The P-38 fighter which had collided into the Eastern Air Lines DC-4 over the Potomac while both planes were trying to land at National Airport, killing all 55 aboard the liner, had been flown in the Bendix Air races recently and had lost an engine. The pilot of the P-38 during the races was a close friend of the pilot of the doomed airliner.

Marquis Childs, in Cologne, Germany, tells of having visited the city four years earlier and written that it would be 30 years before Germany could ever approach its former position industrially, perhaps never. Ninety percent of Cologne's industrial base had been destroyed by the war.

Yet, in 1949, Germany was rebuilt to the point that 80 percent of its prewar industry was functioning and Cologne appeared to be at a higher level than even that average. Ruins were still conspicuous in business and residential areas, as a housing shortage was extant. And German exports were only 60 percent of prewar levels.

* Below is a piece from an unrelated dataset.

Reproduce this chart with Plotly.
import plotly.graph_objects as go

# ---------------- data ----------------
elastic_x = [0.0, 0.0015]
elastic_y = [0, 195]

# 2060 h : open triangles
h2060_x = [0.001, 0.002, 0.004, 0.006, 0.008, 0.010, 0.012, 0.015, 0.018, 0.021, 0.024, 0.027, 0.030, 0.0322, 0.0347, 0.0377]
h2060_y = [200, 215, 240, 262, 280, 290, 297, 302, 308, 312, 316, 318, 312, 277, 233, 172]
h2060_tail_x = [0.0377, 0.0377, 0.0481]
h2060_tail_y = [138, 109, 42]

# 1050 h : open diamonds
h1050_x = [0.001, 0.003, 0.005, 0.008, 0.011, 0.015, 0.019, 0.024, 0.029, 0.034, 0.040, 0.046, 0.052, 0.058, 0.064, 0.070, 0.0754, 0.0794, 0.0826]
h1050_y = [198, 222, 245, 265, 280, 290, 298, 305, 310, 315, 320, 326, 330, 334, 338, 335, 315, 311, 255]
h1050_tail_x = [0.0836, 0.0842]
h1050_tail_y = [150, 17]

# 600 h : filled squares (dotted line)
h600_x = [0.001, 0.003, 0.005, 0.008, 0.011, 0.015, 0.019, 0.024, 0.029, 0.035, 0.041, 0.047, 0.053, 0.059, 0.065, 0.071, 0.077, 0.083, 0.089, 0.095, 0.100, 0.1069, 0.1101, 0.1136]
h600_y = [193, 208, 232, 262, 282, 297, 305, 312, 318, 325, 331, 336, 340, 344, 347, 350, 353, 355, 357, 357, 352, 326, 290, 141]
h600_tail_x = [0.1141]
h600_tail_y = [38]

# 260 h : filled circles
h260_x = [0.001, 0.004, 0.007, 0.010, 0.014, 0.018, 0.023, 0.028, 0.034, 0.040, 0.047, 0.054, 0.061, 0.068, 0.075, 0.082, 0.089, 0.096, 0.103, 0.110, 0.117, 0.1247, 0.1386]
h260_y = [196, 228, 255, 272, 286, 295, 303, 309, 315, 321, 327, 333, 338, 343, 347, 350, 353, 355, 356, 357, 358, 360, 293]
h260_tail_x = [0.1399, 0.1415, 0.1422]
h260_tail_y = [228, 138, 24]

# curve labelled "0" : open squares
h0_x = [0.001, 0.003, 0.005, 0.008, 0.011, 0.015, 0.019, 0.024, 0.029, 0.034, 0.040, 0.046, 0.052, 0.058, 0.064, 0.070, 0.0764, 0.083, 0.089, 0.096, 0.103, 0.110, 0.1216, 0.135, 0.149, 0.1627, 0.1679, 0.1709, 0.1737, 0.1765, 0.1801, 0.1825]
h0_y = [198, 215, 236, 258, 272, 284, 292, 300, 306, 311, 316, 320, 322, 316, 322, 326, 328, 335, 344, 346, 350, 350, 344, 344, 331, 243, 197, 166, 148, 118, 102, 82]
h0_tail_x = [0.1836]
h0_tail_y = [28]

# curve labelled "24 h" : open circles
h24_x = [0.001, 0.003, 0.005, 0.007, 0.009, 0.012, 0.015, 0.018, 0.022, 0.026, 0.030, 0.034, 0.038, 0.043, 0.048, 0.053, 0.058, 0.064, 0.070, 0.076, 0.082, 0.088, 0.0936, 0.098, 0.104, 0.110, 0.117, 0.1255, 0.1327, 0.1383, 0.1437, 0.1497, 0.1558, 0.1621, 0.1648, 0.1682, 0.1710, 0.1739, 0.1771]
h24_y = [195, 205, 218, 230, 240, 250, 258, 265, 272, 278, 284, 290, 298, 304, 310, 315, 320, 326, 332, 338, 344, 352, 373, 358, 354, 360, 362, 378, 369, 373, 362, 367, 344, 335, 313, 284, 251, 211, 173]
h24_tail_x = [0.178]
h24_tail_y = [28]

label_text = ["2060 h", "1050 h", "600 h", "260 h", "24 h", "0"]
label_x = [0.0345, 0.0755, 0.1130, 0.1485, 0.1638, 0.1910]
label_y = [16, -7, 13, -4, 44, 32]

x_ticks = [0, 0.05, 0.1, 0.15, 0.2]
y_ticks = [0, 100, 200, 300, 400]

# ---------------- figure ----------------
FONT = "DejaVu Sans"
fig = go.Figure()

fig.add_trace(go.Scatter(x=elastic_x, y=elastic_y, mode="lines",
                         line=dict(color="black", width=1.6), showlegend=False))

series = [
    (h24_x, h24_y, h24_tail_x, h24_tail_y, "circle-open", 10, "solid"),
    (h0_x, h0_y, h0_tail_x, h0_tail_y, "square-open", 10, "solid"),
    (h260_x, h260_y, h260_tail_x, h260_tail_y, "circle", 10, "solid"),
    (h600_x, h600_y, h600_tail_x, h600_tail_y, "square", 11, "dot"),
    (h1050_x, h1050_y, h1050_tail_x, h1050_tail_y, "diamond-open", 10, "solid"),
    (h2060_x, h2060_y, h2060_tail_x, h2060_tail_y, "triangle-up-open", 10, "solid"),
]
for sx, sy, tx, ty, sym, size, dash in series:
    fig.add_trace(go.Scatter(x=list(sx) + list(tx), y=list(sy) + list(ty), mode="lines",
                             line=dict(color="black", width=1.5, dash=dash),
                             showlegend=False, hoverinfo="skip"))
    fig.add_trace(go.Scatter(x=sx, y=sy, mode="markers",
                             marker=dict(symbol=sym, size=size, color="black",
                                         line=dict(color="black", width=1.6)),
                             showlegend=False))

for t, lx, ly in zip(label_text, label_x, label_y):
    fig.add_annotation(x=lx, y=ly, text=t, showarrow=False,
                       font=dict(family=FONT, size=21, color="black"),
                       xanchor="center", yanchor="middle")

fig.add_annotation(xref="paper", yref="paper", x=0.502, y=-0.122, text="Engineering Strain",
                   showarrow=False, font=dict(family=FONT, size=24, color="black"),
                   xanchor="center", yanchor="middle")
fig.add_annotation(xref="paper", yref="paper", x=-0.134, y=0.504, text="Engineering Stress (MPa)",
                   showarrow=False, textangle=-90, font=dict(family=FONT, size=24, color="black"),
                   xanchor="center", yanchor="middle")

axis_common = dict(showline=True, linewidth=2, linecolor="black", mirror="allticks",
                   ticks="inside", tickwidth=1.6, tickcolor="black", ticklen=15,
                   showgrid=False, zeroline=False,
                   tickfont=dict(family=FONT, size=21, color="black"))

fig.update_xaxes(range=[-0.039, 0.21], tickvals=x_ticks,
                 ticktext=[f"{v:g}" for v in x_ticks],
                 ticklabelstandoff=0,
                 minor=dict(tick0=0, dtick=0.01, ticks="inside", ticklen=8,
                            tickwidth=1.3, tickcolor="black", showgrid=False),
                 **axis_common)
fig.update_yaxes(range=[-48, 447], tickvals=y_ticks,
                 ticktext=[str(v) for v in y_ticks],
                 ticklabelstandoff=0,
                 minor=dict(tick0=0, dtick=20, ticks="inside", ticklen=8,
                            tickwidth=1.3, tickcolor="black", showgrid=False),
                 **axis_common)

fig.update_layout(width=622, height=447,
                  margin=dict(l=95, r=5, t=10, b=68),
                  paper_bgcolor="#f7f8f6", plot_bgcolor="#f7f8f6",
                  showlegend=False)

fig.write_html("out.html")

Recently, new civilian High Commissioner of the American zone, John J. McCloy, had stirred controversy in Britain when he suggested that the program of dismantling Germany's war industry needed re-examination. But his observation seemed apt in the face of some absurd results from the program, as when one plant, devoted to maintaining Berlin's sewage and water system functioning, was stripped by the Russians, rebuilt by the West and then ordered dismantled by the West. Marshall Plan aid was being used to construct or reconstruct petroleum plants while synthetic gasoline plants were being dismantled. Such anomalies were occurring under the three-power control system in Western Germany, suggesting the need for better coordination of economic policy.

Robert C. Ruark, in Denver, found no subways or television present. The children were left to play in parks or fish in streams. With no Milton Berle or Howdy Doody, their cultural life was unfulfilled. It was thus a wonder that juvenile delinquency had not flourished as such activities as wrestling and roller derbies on the tv had practically rendered the need for the rod extinct.

Recently, while still in the East, he had visited a home where television was constantly on, viewed a drama in which a mechanical monster was invented to be a perfect companion for chess, eventually strangling the inventor. Another involved Mexico, girls, and vampires, in which the male protagonist cuts his hand and was set upon by the vampires. Yet another dealt with the French Revolution, wherein the girl went to the guillotine before giving up the goods on her father.

So the children of Denver were growing up in a Dark Age without television to steady them. No one he polled could even identify Gorgeous George or Martin Kane, the detective, or Kukla and Ollie, the puppets.

He wanted Eleanor Roosevelt therefore to obtain a coaxial cable linkage for the city or he would take the matter to the U.N., himself.